> _WRITTEN REQUEST_
Take the lines from the beginning of the material through the line containing "z_vals = [i / 38 for i in range(76)]" and retype them exactly, leaving the pictures out.

> _RECORDS FOR THIS TASK_
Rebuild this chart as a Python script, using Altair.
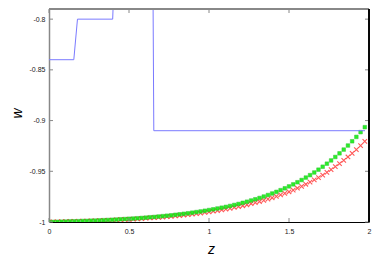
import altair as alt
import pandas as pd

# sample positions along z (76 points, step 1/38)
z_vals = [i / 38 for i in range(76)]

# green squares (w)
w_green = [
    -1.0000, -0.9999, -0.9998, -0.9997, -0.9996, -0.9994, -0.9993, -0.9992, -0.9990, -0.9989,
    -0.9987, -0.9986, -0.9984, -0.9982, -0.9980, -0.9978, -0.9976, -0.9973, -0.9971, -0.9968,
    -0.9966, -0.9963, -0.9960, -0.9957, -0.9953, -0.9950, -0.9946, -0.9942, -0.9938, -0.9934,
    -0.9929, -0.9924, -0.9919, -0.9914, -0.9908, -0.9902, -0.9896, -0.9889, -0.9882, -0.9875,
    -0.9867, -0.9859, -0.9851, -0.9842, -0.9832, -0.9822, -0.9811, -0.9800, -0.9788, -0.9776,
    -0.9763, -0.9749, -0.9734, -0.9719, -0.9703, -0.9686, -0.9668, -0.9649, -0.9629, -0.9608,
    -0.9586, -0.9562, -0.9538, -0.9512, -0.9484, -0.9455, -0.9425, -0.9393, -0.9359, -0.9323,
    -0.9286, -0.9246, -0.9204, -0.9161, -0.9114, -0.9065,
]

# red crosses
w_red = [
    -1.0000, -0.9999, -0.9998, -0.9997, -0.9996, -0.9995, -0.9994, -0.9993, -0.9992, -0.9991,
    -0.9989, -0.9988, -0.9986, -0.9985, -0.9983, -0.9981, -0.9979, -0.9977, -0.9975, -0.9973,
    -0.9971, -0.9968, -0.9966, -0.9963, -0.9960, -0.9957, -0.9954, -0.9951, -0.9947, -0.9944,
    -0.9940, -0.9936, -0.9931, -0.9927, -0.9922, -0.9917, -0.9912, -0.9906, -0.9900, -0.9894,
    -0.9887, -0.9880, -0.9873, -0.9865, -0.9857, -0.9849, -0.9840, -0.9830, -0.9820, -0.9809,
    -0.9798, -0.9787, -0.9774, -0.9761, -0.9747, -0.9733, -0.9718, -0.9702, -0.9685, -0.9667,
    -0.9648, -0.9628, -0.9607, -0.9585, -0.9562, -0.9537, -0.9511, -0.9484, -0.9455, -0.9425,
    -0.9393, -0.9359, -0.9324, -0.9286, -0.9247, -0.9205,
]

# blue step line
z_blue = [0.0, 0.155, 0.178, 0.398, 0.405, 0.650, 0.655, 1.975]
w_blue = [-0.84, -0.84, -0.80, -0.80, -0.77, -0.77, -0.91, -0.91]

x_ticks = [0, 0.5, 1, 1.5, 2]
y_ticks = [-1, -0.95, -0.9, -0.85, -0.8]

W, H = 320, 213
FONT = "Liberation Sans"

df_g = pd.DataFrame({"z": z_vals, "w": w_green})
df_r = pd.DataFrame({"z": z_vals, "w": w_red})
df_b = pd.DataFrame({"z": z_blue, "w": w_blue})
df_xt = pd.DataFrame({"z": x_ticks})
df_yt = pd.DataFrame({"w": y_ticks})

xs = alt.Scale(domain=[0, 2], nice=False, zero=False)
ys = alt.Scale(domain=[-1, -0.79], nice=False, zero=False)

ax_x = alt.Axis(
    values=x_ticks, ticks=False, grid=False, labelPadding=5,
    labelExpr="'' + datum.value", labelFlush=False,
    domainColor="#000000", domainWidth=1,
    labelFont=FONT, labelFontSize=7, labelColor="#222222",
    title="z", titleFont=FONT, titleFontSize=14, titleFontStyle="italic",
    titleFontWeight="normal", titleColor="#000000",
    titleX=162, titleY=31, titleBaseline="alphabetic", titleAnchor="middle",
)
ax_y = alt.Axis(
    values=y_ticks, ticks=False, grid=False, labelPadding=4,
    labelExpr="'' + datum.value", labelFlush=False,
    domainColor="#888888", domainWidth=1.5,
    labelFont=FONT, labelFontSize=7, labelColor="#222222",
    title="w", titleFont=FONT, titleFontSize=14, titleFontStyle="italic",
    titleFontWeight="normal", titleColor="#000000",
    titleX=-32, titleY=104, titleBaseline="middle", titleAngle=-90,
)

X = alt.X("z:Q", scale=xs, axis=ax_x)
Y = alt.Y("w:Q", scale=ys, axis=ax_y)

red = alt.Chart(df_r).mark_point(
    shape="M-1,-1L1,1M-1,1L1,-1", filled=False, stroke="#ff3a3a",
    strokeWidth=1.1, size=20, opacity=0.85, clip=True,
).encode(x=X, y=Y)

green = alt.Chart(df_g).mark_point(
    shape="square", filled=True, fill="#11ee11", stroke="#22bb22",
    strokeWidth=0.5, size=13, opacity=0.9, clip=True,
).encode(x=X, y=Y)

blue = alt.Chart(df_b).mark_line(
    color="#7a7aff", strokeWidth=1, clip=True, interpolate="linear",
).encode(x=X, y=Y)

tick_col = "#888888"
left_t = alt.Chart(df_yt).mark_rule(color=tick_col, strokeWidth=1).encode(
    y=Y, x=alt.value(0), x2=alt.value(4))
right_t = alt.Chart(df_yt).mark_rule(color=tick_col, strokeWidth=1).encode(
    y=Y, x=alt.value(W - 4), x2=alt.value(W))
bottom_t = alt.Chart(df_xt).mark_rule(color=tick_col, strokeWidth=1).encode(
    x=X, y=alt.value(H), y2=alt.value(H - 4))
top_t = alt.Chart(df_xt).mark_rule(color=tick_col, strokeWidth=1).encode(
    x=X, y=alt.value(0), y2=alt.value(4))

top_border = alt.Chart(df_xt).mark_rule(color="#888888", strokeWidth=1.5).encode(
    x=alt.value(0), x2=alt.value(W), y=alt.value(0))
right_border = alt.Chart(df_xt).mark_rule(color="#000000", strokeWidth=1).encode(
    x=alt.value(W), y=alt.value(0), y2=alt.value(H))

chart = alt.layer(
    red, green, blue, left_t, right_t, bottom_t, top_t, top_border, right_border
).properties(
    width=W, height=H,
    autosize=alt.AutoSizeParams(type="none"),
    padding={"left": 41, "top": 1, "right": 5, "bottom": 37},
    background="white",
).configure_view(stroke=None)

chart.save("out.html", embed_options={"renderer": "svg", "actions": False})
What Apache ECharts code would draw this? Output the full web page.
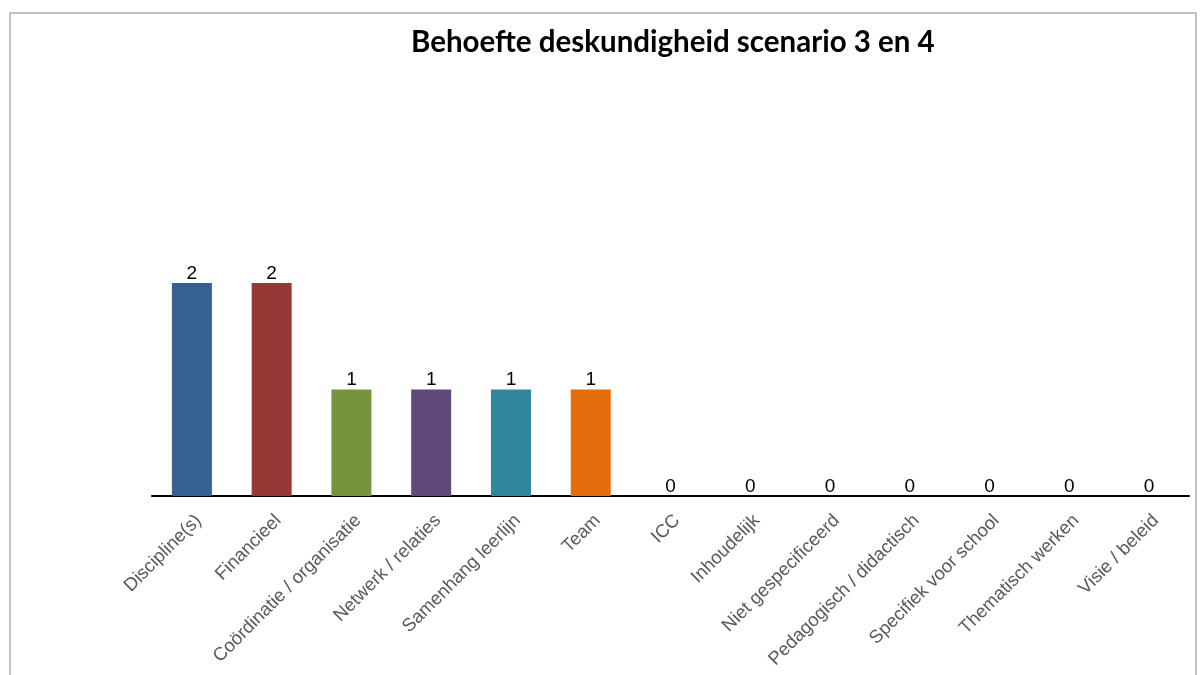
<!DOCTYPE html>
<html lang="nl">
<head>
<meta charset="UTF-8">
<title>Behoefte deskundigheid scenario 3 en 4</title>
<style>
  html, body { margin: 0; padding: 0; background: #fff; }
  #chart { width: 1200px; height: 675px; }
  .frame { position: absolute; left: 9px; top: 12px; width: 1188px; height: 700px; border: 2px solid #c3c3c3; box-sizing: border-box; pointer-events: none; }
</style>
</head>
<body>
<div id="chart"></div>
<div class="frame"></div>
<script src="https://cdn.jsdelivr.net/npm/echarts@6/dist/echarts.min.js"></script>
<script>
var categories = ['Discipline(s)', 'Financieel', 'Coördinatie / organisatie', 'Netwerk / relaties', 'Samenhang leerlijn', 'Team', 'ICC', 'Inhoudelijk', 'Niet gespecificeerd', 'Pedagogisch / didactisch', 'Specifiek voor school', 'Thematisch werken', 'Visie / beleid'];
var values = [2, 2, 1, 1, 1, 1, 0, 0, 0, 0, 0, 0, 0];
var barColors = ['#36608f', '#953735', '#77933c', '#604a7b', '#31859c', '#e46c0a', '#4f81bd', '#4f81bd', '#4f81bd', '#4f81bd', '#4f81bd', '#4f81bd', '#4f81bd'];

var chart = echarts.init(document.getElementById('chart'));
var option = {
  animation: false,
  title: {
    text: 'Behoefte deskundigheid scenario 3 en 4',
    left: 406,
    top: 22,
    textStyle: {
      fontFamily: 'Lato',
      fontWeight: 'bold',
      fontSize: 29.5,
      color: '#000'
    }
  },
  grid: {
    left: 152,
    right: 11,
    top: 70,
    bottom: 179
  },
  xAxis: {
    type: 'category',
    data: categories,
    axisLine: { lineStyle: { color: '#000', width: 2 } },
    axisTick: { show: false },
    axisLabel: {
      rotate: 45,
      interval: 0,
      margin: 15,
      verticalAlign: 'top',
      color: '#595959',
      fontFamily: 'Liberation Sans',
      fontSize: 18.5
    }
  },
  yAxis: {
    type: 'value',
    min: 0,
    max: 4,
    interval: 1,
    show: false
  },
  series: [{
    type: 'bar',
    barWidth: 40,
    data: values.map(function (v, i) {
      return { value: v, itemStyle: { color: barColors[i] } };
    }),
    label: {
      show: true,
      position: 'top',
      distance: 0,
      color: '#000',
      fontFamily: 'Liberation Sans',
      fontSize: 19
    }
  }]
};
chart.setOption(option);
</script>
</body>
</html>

> _SOLUTION TO THE PROBLEM_
Rebuild this chart as a Python script, using Altair.
import altair as alt
import pandas as pd

# sample positions along z (76 points, step 1/38)
z_vals = [i / 38 for i in range(76)]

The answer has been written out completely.